Apuntes peripatéticos

Algarabía de verano

Hace más de 20 años, el llorado Domingo García-Sabell comentaba en un estupendo artículo la tendencia española a alzar en exceso la voz, a "gritar hasta las confidencias". ¿La explicación, a su juicio? "La búsqueda del asombro de los demás" y la espera de "la tácita ovación del público". ¿Y la consecuencia? El hecho de que en España el diálogo de verdad "apenas si se produce", ya que la conversación sirve mayormente no para escuchar al prójimo sino como ejercicio de autoafirmación. Si un servidor dice esto, lo invitan a abandonar el país, pero se trata de García-Sabell.

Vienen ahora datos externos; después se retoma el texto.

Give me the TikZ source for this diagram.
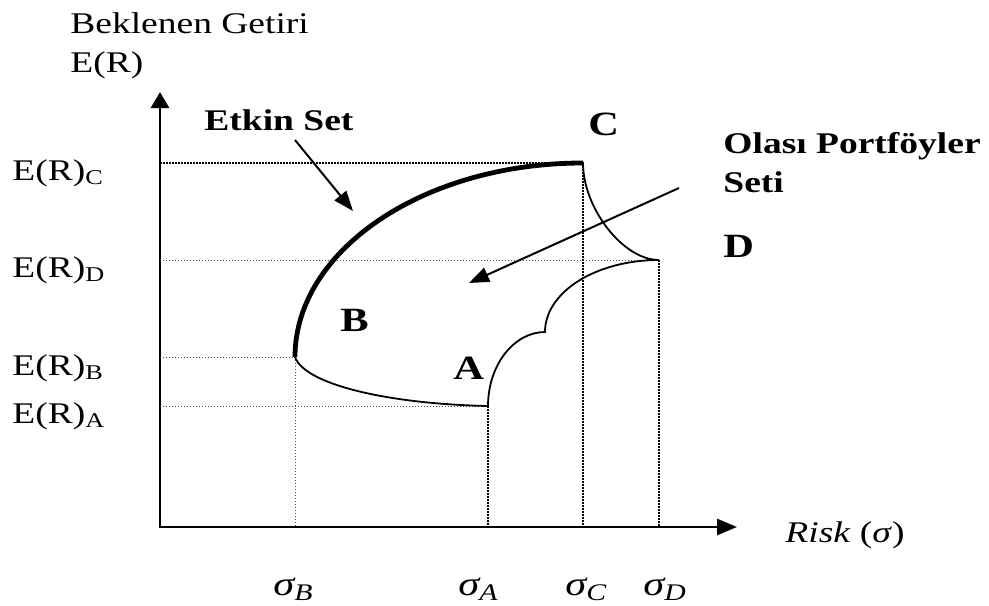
\documentclass[tikz,border=0pt]{standalone}
\usepackage{fontspec}
\setmainfont{Liberation Serif}[FakeStretch=1.25]
\usetikzlibrary{arrows.meta, positioning}

\begin{document}
\begin{tikzpicture}[x=0.5pt, y=-0.5pt, >={Triangle[length=10pt,width=7.5pt]},
    axis/.style={line width=1.4pt},
    frontier/.style={line width=2.4pt},
    border/.style={line width=0.9pt},
    guide/.style={dash pattern=on 0.5pt off 1pt, line width=0.5pt, black!70},
    guide dense/.style={dash pattern=on 0.8pt off 0.7pt, line width=0.9pt},
    pointer/.style={line width=1pt, ->},
    lbl/.style={inner sep=0pt, anchor=base west, font=\fontsize{15}{19.5}\selectfont},
    point/.style={inner sep=0pt, anchor=base west, font=\fontsize{17}{20}\selectfont\bfseries},
    sig/.style={inner sep=0pt, anchor=base west, font=\fontsize{17}{20}\selectfont\itshape}]

    \useasboundingbox (0,0) rectangle (989,605);

    \coordinate (O) at (160,527);
    \coordinate (ytip) at (160,92);
    \coordinate (xtip) at (737,527);
    \coordinate (A) at (488,406);
    \coordinate (B) at (295,357);
    \coordinate (C) at (583,163);
    \coordinate (D) at (659,260);
    \coordinate (K) at (545,332);

    \draw[axis, {Triangle[length=8pt,width=9pt]}-{Triangle[length=10pt,width=8pt]}] (ytip) -- (O) -- (xtip);

    \draw[guide dense] (O |- C) -- (C) -- (C |- O);
    \draw[guide] (O |- D) -- (D);
    \draw[guide dense] (D) -- (D |- O);
    \draw[guide] (O |- B) -- (B) -- (B |- O);
    \draw[guide] (O |- A) -- (A);
    \draw[guide dense] (A) -- (A |- O);

    \draw[frontier] (B) .. controls (295,250) and (424,163) .. (C);
    \draw[border] (C) .. controls (583,208) and (623,260) .. (D)
        .. controls (596,260) and (545,292) .. (K)
        .. controls (514,332) and (488,365) .. (A)
        .. controls (390,404) and (305,385) .. (B);

    \node[lbl, align=left] (ylab) at (70,72) {Beklenen Getiri\\E(R)};
    \node[lbl] (erC) at (12,180) {E(R)\textsubscript{C}};
    \node[lbl] (erD) at (12,277) {E(R)\textsubscript{D}};
    \node[lbl] (erB) at (12,375) {E(R)\textsubscript{B}};
    \node[lbl] (erA) at (12,423) {E(R)\textsubscript{A}};

    \node[sig] (sB) at (273,595) {σ\textsubscript{B}};
    \node[sig] (sA) at (458,595) {σ\textsubscript{A}};
    \node[sig] (sC) at (565,595) {σ\textsubscript{C}};
    \node[sig] (sD) at (643,595) {σ\textsubscript{D}};
    \node[lbl] (xlab) at (785,542) {\textit{Risk} (\textit{σ})};

    \node[point] (pA) at (453,379) {A};
    \node[point] (pB) at (340,331) {B};
    \node[point] (pC) at (588,135) {C};
    \node[point] (pD) at (723,257) {D};

    \node[lbl, font=\fontsize{15}{19.5}\selectfont\bfseries] (etkin) at (204,130) {Etkin Set};
    \node[lbl, align=left, font=\fontsize{15}{19.5}\selectfont\bfseries] (olasi) at (723,192) {Olası Portföyler\\Seti};

    \coordinate (etkinFrom) at (295,140);
    \coordinate (etkinTo) at (353,211);
    \coordinate (olasiFrom) at (679,188);
    \coordinate (olasiTo) at (469,283);
    \draw[pointer] (etkinFrom) -- (etkinTo);
    \draw[pointer] (olasiFrom) -- (olasiTo);

\end{tikzpicture}
\end{document}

Unas siete décadas antes, en Castilla, "Azorín" había comentado el fenómeno del estruendo circundante. "Muchas veces hemos pensado –dice– que el grado de sensibilidad de un pueblo –consiguientemente, de civilización– se puede calcular, entre otras cosas, por la mayor o menor intolerabilidad al ruido". Intolerabilidad que no encontraba a su alrededor, sino indiferencia ante "las más estrepitosas baraúndas, los más agrios y molestos ruidos".

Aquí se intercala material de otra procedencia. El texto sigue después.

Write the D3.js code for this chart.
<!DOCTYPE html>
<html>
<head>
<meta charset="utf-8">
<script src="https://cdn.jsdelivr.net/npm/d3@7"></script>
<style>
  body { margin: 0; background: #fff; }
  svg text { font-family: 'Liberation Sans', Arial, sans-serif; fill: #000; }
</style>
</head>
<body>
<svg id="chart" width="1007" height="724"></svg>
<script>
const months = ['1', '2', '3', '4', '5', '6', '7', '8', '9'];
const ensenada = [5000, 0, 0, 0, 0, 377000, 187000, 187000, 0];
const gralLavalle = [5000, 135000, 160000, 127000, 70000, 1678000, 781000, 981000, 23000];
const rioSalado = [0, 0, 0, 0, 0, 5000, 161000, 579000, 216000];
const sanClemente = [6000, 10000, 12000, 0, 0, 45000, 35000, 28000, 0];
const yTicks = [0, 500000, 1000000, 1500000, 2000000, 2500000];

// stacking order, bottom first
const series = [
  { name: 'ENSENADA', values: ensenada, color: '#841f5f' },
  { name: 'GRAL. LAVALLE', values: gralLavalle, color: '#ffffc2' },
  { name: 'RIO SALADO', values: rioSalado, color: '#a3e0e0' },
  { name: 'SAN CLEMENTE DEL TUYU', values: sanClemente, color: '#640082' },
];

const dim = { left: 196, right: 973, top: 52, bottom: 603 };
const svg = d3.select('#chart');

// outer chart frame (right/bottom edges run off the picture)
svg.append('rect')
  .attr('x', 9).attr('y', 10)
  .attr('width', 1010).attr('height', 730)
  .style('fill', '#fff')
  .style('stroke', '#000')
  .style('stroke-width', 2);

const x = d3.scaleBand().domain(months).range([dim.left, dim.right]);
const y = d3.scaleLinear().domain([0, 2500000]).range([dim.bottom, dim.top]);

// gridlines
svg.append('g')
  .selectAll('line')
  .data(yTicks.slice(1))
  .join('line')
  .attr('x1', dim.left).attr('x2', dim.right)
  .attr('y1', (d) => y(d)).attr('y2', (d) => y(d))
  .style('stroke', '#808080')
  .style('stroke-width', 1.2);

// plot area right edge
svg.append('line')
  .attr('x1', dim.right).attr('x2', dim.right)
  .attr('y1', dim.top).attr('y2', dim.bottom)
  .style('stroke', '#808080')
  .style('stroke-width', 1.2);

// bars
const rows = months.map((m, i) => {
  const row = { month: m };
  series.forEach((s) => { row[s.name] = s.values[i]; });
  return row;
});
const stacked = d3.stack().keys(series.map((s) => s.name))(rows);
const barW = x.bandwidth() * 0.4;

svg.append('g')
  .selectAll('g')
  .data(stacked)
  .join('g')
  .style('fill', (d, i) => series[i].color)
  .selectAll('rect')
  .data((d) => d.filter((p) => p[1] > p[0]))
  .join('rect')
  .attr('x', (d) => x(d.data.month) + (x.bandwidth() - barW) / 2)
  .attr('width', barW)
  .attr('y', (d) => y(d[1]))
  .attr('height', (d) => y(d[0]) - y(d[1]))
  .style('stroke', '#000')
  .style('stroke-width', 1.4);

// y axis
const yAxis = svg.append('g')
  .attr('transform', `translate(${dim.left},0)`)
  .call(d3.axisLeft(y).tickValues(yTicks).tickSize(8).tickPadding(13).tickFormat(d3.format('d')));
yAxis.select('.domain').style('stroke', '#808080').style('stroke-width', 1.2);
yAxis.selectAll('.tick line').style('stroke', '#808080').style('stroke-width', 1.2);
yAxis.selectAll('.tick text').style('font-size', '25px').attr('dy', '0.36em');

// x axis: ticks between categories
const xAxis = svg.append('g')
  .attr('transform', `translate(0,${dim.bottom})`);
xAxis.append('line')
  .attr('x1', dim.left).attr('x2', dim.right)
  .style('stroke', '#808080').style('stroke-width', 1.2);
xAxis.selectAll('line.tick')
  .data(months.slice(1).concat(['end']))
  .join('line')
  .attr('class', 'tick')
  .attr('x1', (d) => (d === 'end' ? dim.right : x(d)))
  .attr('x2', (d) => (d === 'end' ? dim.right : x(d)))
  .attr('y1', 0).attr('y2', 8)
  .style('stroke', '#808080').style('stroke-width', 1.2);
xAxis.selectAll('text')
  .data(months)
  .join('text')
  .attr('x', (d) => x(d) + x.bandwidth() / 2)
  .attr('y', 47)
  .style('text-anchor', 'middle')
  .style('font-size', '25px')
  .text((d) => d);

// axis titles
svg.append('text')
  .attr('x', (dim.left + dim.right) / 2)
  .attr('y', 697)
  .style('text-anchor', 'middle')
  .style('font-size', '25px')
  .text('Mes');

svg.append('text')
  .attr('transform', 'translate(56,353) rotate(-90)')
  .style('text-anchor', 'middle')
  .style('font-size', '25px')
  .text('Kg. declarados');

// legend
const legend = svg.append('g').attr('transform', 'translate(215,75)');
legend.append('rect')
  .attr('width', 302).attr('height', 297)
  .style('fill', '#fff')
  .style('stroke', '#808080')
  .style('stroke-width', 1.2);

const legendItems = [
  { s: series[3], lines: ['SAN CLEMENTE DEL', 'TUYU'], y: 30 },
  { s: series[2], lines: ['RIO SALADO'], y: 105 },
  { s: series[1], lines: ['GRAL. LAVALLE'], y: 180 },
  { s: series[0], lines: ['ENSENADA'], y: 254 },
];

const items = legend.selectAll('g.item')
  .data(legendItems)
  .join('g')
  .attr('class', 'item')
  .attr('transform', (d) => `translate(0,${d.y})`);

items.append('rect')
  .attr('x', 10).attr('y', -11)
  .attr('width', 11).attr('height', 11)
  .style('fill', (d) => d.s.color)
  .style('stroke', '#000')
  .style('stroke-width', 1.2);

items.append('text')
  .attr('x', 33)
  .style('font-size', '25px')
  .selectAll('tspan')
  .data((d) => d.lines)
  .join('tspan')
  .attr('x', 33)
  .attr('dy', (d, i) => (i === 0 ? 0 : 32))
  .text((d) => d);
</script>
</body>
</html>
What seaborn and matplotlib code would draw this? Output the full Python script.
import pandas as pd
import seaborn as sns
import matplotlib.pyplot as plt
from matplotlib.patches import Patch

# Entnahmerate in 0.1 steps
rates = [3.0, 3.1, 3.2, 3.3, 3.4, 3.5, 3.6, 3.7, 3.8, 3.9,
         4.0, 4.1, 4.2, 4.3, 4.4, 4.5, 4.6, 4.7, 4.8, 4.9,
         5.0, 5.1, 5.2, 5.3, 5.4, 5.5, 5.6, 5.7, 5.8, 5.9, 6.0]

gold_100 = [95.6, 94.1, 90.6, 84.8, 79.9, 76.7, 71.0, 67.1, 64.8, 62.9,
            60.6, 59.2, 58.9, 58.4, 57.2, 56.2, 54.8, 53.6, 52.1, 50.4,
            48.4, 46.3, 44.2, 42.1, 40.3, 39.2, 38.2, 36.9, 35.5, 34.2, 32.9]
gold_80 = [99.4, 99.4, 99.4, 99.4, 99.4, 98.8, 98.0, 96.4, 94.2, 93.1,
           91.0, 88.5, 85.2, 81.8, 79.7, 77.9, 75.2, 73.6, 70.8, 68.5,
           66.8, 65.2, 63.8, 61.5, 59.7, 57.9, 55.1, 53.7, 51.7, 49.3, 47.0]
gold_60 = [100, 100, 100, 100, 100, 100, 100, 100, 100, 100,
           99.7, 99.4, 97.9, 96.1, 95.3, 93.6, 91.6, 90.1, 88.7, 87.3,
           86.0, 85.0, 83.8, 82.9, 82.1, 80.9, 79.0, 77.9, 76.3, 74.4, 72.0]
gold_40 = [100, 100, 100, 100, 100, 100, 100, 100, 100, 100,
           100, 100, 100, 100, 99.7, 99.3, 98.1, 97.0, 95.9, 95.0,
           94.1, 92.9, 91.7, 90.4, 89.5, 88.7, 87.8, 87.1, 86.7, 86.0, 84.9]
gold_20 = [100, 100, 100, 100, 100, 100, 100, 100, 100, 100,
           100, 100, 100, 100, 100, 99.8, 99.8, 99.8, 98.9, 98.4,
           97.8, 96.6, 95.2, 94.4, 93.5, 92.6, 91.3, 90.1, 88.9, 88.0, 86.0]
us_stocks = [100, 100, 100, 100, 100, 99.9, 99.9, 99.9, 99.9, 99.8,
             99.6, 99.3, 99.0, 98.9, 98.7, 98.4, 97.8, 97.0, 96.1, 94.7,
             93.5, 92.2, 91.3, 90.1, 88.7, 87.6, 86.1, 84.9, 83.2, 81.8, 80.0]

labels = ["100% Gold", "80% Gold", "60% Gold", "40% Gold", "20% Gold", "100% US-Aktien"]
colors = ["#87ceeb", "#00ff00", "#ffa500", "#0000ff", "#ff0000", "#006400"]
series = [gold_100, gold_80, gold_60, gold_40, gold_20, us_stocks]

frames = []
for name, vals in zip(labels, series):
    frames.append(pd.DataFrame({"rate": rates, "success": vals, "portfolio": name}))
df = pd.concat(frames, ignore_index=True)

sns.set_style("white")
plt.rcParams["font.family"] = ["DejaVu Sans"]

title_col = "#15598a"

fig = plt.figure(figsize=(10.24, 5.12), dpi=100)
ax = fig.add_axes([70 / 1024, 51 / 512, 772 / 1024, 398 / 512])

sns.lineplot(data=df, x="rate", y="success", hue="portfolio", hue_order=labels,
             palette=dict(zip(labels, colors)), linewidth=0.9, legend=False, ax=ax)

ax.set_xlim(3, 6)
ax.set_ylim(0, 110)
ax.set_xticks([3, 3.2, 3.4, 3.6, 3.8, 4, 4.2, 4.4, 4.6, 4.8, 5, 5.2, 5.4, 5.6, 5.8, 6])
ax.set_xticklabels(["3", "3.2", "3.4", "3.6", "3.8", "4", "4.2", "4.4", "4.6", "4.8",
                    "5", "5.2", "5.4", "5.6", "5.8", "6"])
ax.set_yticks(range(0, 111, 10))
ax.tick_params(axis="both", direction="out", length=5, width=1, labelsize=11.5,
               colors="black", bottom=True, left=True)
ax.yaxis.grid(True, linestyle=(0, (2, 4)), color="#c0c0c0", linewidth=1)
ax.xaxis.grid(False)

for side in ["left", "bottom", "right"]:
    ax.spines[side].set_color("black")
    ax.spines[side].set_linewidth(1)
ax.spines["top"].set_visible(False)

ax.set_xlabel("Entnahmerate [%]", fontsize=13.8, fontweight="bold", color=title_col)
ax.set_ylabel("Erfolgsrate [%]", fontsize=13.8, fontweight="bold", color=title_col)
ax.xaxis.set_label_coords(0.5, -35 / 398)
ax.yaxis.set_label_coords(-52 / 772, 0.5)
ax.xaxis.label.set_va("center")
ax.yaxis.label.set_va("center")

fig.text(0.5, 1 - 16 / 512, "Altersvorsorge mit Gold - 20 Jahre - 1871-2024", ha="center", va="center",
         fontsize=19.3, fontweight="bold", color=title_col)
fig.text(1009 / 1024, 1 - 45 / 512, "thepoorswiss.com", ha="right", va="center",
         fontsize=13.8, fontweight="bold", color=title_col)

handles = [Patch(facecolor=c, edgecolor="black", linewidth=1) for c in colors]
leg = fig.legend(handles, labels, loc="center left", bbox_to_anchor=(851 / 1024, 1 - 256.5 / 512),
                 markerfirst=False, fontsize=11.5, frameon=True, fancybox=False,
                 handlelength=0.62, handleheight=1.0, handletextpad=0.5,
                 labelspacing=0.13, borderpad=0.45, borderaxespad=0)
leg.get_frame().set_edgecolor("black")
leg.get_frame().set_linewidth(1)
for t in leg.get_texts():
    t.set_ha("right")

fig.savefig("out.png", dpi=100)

Si el griterío puede ser asumible de día, por la noche, con las ventanas abiertas y deseos de descansar, llega a ser insufrible. Es cierto que cerrar las terrazas más temprano ha supuesto un indudable avance social. Pero cuando hay grupos que siguen hablando en voz alta mientras transitan por la calle, sin reducir para nada el volumen de sus voces, el problema para los que quieren dormir es el mismo. No nos puede sorprender, por ello, que, entre las quejas de quienes nos visitan en verano, la algarabía nocturna es la más frecuente.